Executive Briefings: Creating Market Leadership

Donovan Neale-May, Founder & Executive Director of the CMO Council
March 23rd, 2017

Technology moves quickly, thus understanding marketing trends that make an impact is critical in creating market leadership. This edition of C-Suite Executive Briefings features top thought leader Donovan Neale-May, Founder and Executive Director of the Chief Marketing Officer (CMO) Council, Executive Director of the Business Performance Innovation (BPI) Network, and Co-Founder and Managing Partner of The SABLE Accelerator (South African Business Link to Experts).

Donovan discusses how keeping pace with the latest digital marketing trends is challenging, at most. He shares his thoughts and insider business trends for creating market leadership.

 

The C-Suite is a vast audience of leaders who all have a little extra insight into their industry and the current business world. I sit down with these leaders to give them the opportunity to share that insight and give a glimpse to their personal stories as a business leader.

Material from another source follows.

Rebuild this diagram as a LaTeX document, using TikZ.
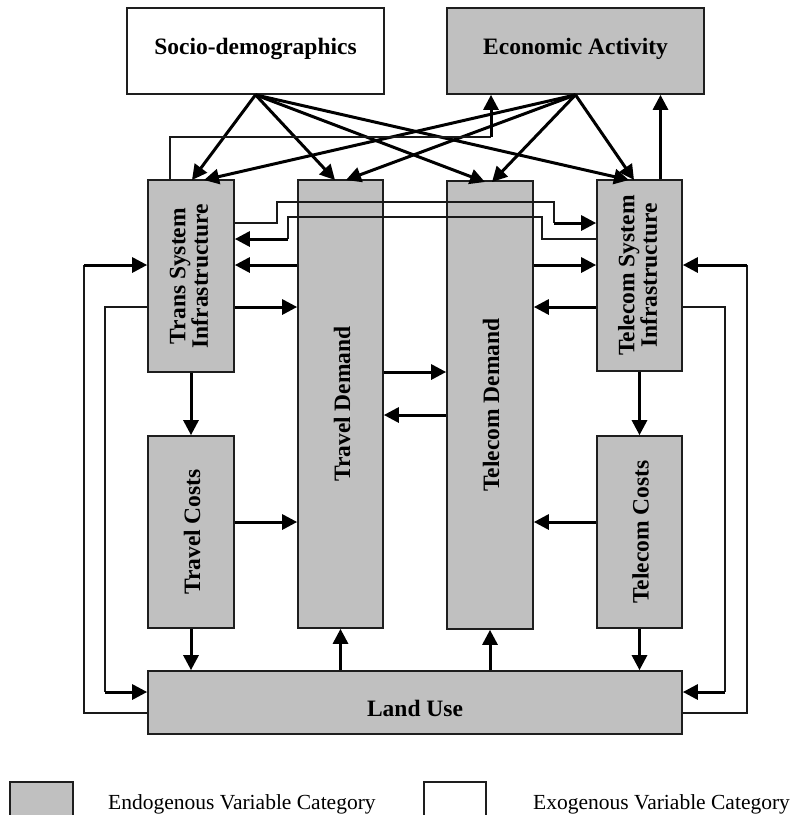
\documentclass[tikz,border=0pt]{standalone}
\usepackage{fontspec}
\setmainfont{Liberation Serif}
\usepackage{xcolor}
\usetikzlibrary{arrows.meta}
\definecolor{boxgray}{RGB}{192,192,192}
\definecolor{edgegray}{RGB}{30,30,30}

\begin{document}
\begin{tikzpicture}[x=1pt,y=-1pt,
  cat/.style={draw=edgegray,line width=1.7pt,fill=boxgray,inner sep=0pt},
  exo/.style={cat,fill=white},
  lbl/.style={font=\fontsize{23.5}{22.5}\selectfont\bfseries,align=center,inner sep=0pt},
  vlbl/.style={lbl,rotate=90},
  arr/.style={line width=3pt,-{Triangle[length=15pt,width=15pt]}},
  fb/.style={line width=1.1pt,draw=black!90},
  key/.style={font=\fontsize{21.5}{24}\selectfont,anchor=base west,inner sep=0pt}]

\useasboundingbox (0,0) rectangle (793,815);

% top row
\node[exo,minimum width=257,minimum height=86] (socio) at (255.5,51) {};
\node[lbl] (sociotxt) at (255.5,49) {Socio-demographics};
\node[cat,minimum width=257,minimum height=86] (econ) at (575.5,51) {};
\node[lbl] (econtxt) at (575.5,49) {Economic Activity};

% infrastructure and demand
\node[cat,minimum width=86,minimum height=192] (tsi) at (191,276) {};
\node[vlbl] (tsitxt) at (189,276) {Trans System\\Infrastructure};
\node[cat,minimum width=85,minimum height=448] (tdem) at (340.5,404) {};
\node[vlbl] (tdemtxt) at (342,404) {Travel Demand};
\node[cat,minimum width=86,minimum height=448] (cdem) at (490,405) {};
\node[vlbl] (cdemtxt) at (491,405) {Telecom Demand};
\node[cat,minimum width=85,minimum height=191] (csi) at (639.5,275.5) {};
\node[vlbl] (csitxt) at (637.5,275.5) {Telecom System\\Infrastructure};

% costs and land use
\node[cat,minimum width=86,minimum height=192] (tcost) at (191,532) {};
\node[vlbl] (tcosttxt) at (192,532) {Travel Costs};
\node[cat,minimum width=85,minimum height=192] (ccost) at (639.5,532) {};
\node[vlbl] (ccosttxt) at (640.5,532) {Telecom Costs};
\node[cat,minimum width=534,minimum height=63] (land) at (415,702.5) {};
\node[lbl] (landtxt) at (415,708) {Land Use};

% from the exogenous boxes
\draw[arr] (socio.south) -- (192,180);
\draw[arr] (socio.south) -- (335,180);
\draw[arr] (socio.south) -- (485,182);
\draw[arr] (socio.south) -- (629,180);
\draw[arr] (econ.south) -- (204,180);
\draw[arr] (econ.south) -- (346,180);
\draw[arr] (econ.south) -- (492,182);
\draw[arr] (econ.south) -- (634,180);

% back to economic activity
\draw[fb] ([xshift=-21]tsi.north) |- (491,137) coordinate (e1);
\draw[arr] (e1) -- (e1 |- econ.south);
\draw[arr] ([xshift=21]csi.north) -- ([xshift=21]csi.north |- econ.south);

% between the two infrastructures
\draw[fb] (tsi.east |- 0,223) -| (277,202) -| (554,223) coordinate (k1);
\draw[arr] (k1) -- (k1 -| csi.west);
\draw[fb] (csi.west |- 0,239) -| (542,217) -| (288,239) coordinate (k2);
\draw[arr] (k2) -- (k2 -| tsi.east);

% infrastructure <-> demand
\draw[arr] (tdem.west |- 0,265) -- (tsi.east |- 0,265);
\draw[arr] (tsi.east |- 0,307) -- (tdem.west |- 0,307);
\draw[arr] (cdem.east |- 0,265) -- (csi.west |- 0,265);
\draw[arr] (csi.west |- 0,307) -- (cdem.east |- 0,307);

% demand <-> demand
\draw[arr] (tdem.east |- 0,372) -- (cdem.west |- 0,372);
\draw[arr] (cdem.west |- 0,415) -- (tdem.east |- 0,415);

% costs
\draw[arr] (tsi.south) -- (tcost.north);
\draw[arr] (csi.south) -- (ccost.north);
\draw[arr] (tcost.east |- 0,522) -- (tdem.west |- 0,522);
\draw[arr] (ccost.west |- 0,522) -- (cdem.east |- 0,522);
\draw[arr] (tcost.south) -- (tcost.south |- land.north);
\draw[arr] (ccost.south) -- (ccost.south |- land.north);
\draw[arr] (tdem.south |- land.north) -- (tdem.south);
\draw[arr] (cdem.south |- land.north) -- (cdem.south);

% land use loops, left
\draw[fb] (land.west |- 0,713) -| (84,265) coordinate (k3);
\draw[arr] (k3) -- (k3 -| tsi.west);
\draw[fb] (tsi.west |- 0,307) -| (105,692) coordinate (k4);
\draw[arr] (k4) -- (k4 -| land.west);

% land use loops, right
\draw[fb] (land.east |- 0,713) -| (747,265) coordinate (k5);
\draw[arr] (k5) -- (k5 -| csi.east);
\draw[fb] (csi.east |- 0,307) -| (725,692) coordinate (k6);
\draw[arr] (k6) -- (k6 -| land.east);

% key
\node[cat,minimum width=63,minimum height=40,anchor=north west] (endokey) at (9,781) {};
\node[key] (endotxt) at (108,809) {Endogenous Variable Category};
\node[exo,minimum width=62,minimum height=40,anchor=north west] (exokey) at (423,781) {};
\node[key] (exotxt) at (533,809) {Exogenous Variable Category};

\end{tikzpicture}
\end{document}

I recently had the opportunity to interview Donovan Neale-May, Executive Director of the Chief Marketing Officer (CMO) Council.

What is the role of a Chief Marketing Officer?

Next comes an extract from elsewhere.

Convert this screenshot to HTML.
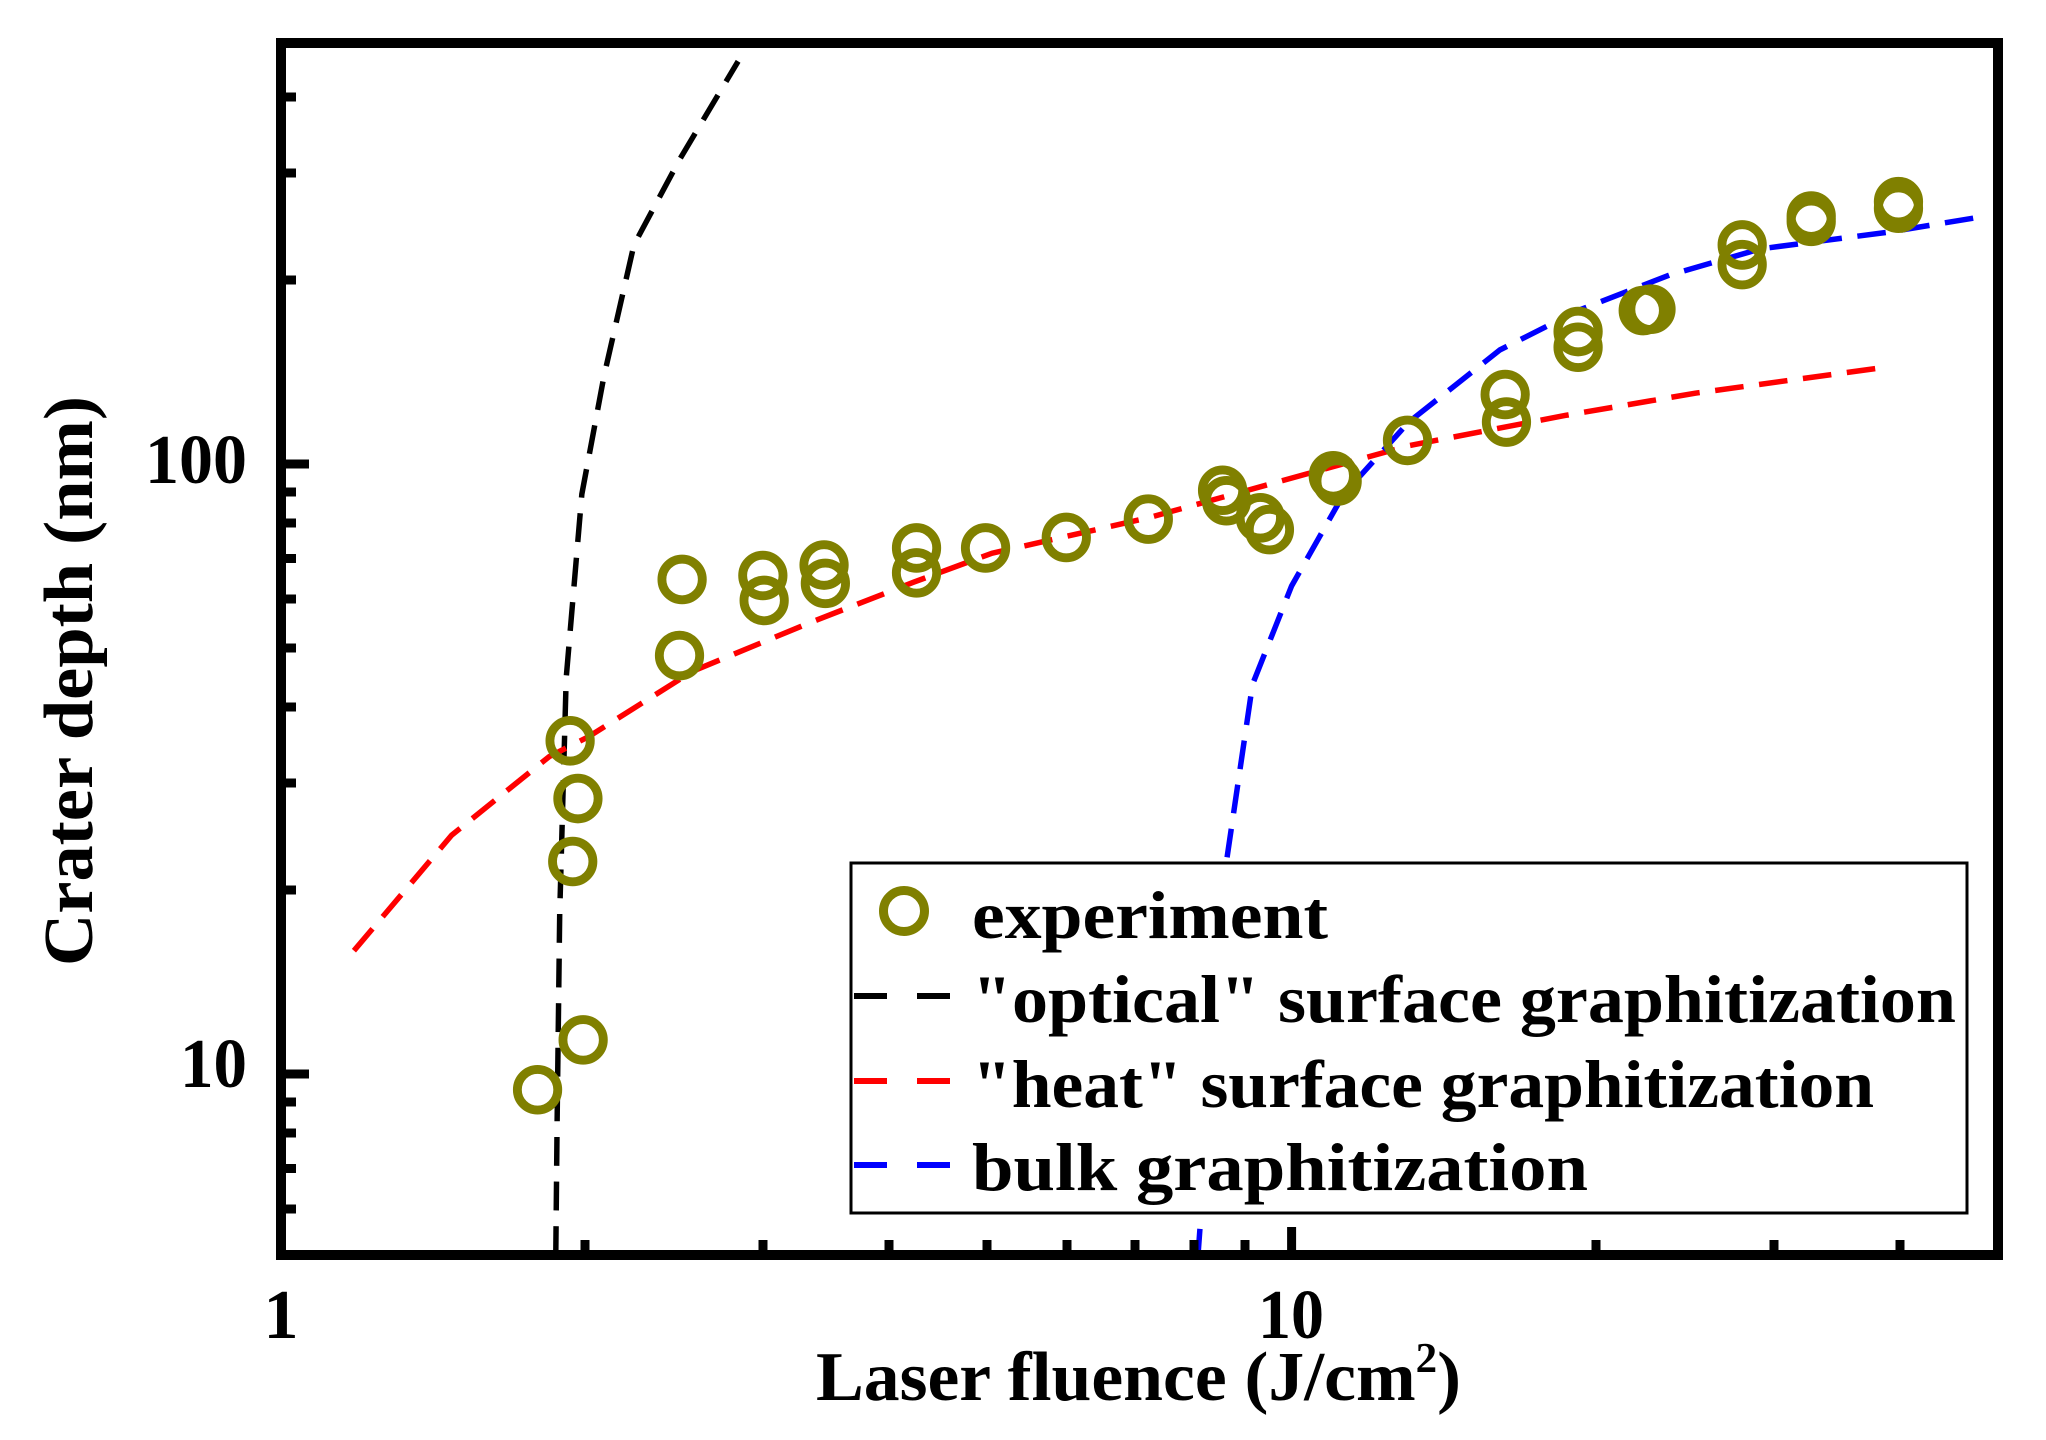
<!DOCTYPE html>
<html><head><meta charset="utf-8"><style>html,body{margin:0;padding:0;background:#fff}svg{display:block}</style></head>
<body>
<svg width="2046" height="1440" viewBox="0 0 2046 1440" xmlns="http://www.w3.org/2000/svg" font-family="Liberation Serif, serif" font-weight="bold">
<g transform="matrix(1.3023 0 0 1.3118 2.31 -4.3)">
<g fill="none" stroke-width="4.2" stroke-dasharray="22,12">
<polyline stroke="#000" points="425,960 426,860 428,700 433,520 445,380 462,290 485,190 520,125 565,50"/>
<polyline stroke="#f00" points="270,728 345,640 420,580 450,565 530,515 620,478 700,447 760,425 880,398 1000,365 1080,343 1200,320 1300,303 1440,284"/>
<polyline stroke="#00f" points="918,962 930,800 940,660 960,525 990,450 1030,380 1080,325 1150,270 1210,240 1280,213 1350,193 1450,180 1523,168"/>
</g>
<g fill="none" stroke="#808000" stroke-width="6.8">
<circle cx="411" cy="834" r="15.5"/><circle cx="446" cy="796" r="15.5"/><circle cx="438" cy="660" r="15.5"/><circle cx="442" cy="612" r="15.5"/><circle cx="436" cy="568" r="15.5"/><circle cx="520" cy="503" r="15.5"/><circle cx="522" cy="445" r="15.5"/><circle cx="584" cy="442" r="15.5"/><circle cx="585" cy="461" r="15.5"/><circle cx="631" cy="434" r="15.5"/><circle cx="632" cy="448" r="15.5"/><circle cx="702" cy="421" r="15.5"/><circle cx="702" cy="440" r="15.5"/><circle cx="755" cy="421" r="15.5"/><circle cx="817" cy="413" r="15.5"/><circle cx="880" cy="399" r="15.5"/><circle cx="937" cy="377" r="15.5"/><circle cx="940" cy="385" r="15.5"/><circle cx="966" cy="398" r="15.5"/><circle cx="973" cy="407" r="15.5"/><circle cx="1022" cy="366" r="15.5"/><circle cx="1025" cy="370" r="15.5"/><circle cx="1079" cy="339" r="15.5"/><circle cx="1154" cy="304" r="15.5"/><circle cx="1155" cy="325" r="15.5"/><circle cx="1210" cy="256" r="15.5"/><circle cx="1210" cy="268" r="15.5"/><circle cx="1260" cy="240" r="15.5"/><circle cx="1266" cy="239" r="15.5"/><circle cx="1336" cy="190" r="15.5"/><circle cx="1336" cy="205" r="15.5"/><circle cx="1389" cy="168" r="15.5"/><circle cx="1389" cy="172" r="15.5"/><circle cx="1456" cy="157" r="15.5"/><circle cx="1456" cy="162" r="15.5"/>
</g>
</g>
<rect x="281" y="43" width="1717" height="1212" fill="none" stroke="#000" stroke-width="10"/>
<g stroke="#000" stroke-width="9">
<line x1="286" y1="1074" x2="309" y2="1074"/><line x1="286" y1="464" x2="309" y2="464"/>
<line x1="286" y1="1209" x2="296" y2="1209"/><line x1="286" y1="1168.5" x2="296" y2="1168.5"/><line x1="286" y1="1133" x2="296" y2="1133"/><line x1="286" y1="1102" x2="296" y2="1102"/>
<line x1="286" y1="890" x2="296" y2="890"/><line x1="286" y1="783" x2="296" y2="783"/><line x1="286" y1="707" x2="296" y2="707"/><line x1="286" y1="648" x2="296" y2="648"/><line x1="286" y1="599" x2="296" y2="599"/><line x1="286" y1="558.5" x2="296" y2="558.5"/><line x1="286" y1="523" x2="296" y2="523"/><line x1="286" y1="492" x2="296" y2="492"/>
<line x1="286" y1="280" x2="296" y2="280"/><line x1="286" y1="173" x2="296" y2="173"/><line x1="286" y1="97" x2="296" y2="97"/>
<line x1="1291.6" y1="1250" x2="1291.6" y2="1227"/>
<line x1="585" y1="1250" x2="585" y2="1240"/><line x1="763" y1="1250" x2="763" y2="1240"/><line x1="889" y1="1250" x2="889" y2="1240"/><line x1="987" y1="1250" x2="987" y2="1240"/><line x1="1067" y1="1250" x2="1067" y2="1240"/><line x1="1135" y1="1250" x2="1135" y2="1240"/><line x1="1194" y1="1250" x2="1194" y2="1240"/><line x1="1245" y1="1250" x2="1245" y2="1240"/>
<line x1="1596" y1="1250" x2="1596" y2="1240"/><line x1="1774" y1="1250" x2="1774" y2="1240"/><line x1="1900" y1="1250" x2="1900" y2="1240"/>
</g>
<g font-size="70" fill="#000">
<text x="281" y="1338" text-anchor="middle">1</text>
<text x="1291" y="1338" text-anchor="middle" textLength="66" lengthAdjust="spacingAndGlyphs">10</text>
<text x="145" y="483" textLength="102" lengthAdjust="spacingAndGlyphs">100</text>
<text x="180" y="1087" textLength="67" lengthAdjust="spacingAndGlyphs">10</text>
<text x="816" y="1400" textLength="645" lengthAdjust="spacingAndGlyphs">Laser fluence (J/cm<tspan font-size="42" dy="-28">2</tspan><tspan dy="28">)</tspan></text>
<text transform="translate(92,966) rotate(-90)" textLength="570" lengthAdjust="spacingAndGlyphs">Crater depth (nm)</text>
</g>
<rect x="851" y="863" width="1116" height="350" fill="#fff" stroke="#000" stroke-width="3"/>
<circle cx="904" cy="911" r="20.5" fill="none" stroke="#808000" stroke-width="9"/>
<g stroke-width="6" stroke-dasharray="33,30">
<line x1="854" y1="996" x2="950" y2="996" stroke="#000"/>
<line x1="854" y1="1081" x2="950" y2="1081" stroke="#f00"/>
<line x1="854" y1="1165" x2="950" y2="1165" stroke="#00f"/>
</g>
<g font-size="68" fill="#000">
<text x="972" y="938" textLength="356" lengthAdjust="spacingAndGlyphs">experiment</text>
<text x="972" y="1022" textLength="984" lengthAdjust="spacingAndGlyphs">"optical" surface graphitization</text>
<text x="972" y="1107" textLength="902" lengthAdjust="spacingAndGlyphs">"heat" surface graphitization</text>
<text x="972" y="1190" textLength="616" lengthAdjust="spacingAndGlyphs">bulk graphitization</text>
</g>
</svg>
</body></html>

When we started the CMO Council back in 2003, the CMO was more of a Chief Branding Officer. The title has evolved dramatically with new requirements on the job, new alignments within the C-suite and a proliferation of the Chief titles.

The CMO today has to be the real architect custodian champion of customer experience, which is driven through a data-centric strategy that has a lot of technology underpinnings to it. But, more importantly, is one that aligns the organization across the multiplicity of disciplines.

What new challenges do today’s CMOs face in relation to leveraging technology to create a great customer experience?

It goes back to the issue of data and the multiplying sources of data. There are thousands of applications across all areas of interaction, operation, and campaign execution. The challenge is determining which ones to deploy, where to deploy them, and then how to take the data that each application generates and unify and integrate it, and pull out actionable insight that can help decision support from a marketing standpoint.

CMOs are overwhelmed with data sprawl. Data tends to reside in different repositories and siloes across different functional areas, which is a problem when you try to deliver an omni-channel experience.

CMOs today have got to forge a strong tie or linkage with the CIO and with IT organizations. Many CIOs are hiring IT professionals and bringing them into the marketing department.

We have heard that big data is the answer to creating a more focused customer experience. Do you think it has

created more problems than it has solved?

Today it is about APRs, and how you can connect into different data streams and data sources to have a seamless view and add value to the front-line information gap, to the back office disconnect gap – to the things that, typically, irritate or bother customers. From an experience standpoint, it has mostly to do with the fact that you have disconnected channels of engagement and touch-points that don’t have real-time, up to the minute, insight into the customer.

The cognitive computing model is going to be transformational because it takes technical complexity away.

What is the future of customer loyalty programs?

Customer loyalty is going to be embedded in the digital wallet, however, most customer loyalty programs do not work that well. If you look at the retail world, there is a lot of data being generated by loyalty rewards programs, however people use them only to get a discount. Therefore, you’re actually cannibalizing your business because it’s not value added, it’s just savings on a purchase.

The question then is, how do you take that insight, the transactional history, and leverage that in a granular way to cross sell, up sell, and get a competitive switch? Many marketing companies track millions of transactions a week from thousands of retail outlets, however it is generally historical purchasing. It is not necessarily going to predict what those customers are likely to buy in the future.

The loyalty rewards programs are good if they are fortified, well supported, implemented effectively, and people don’t have a hustle redeeming… getting value back from signing up to participate.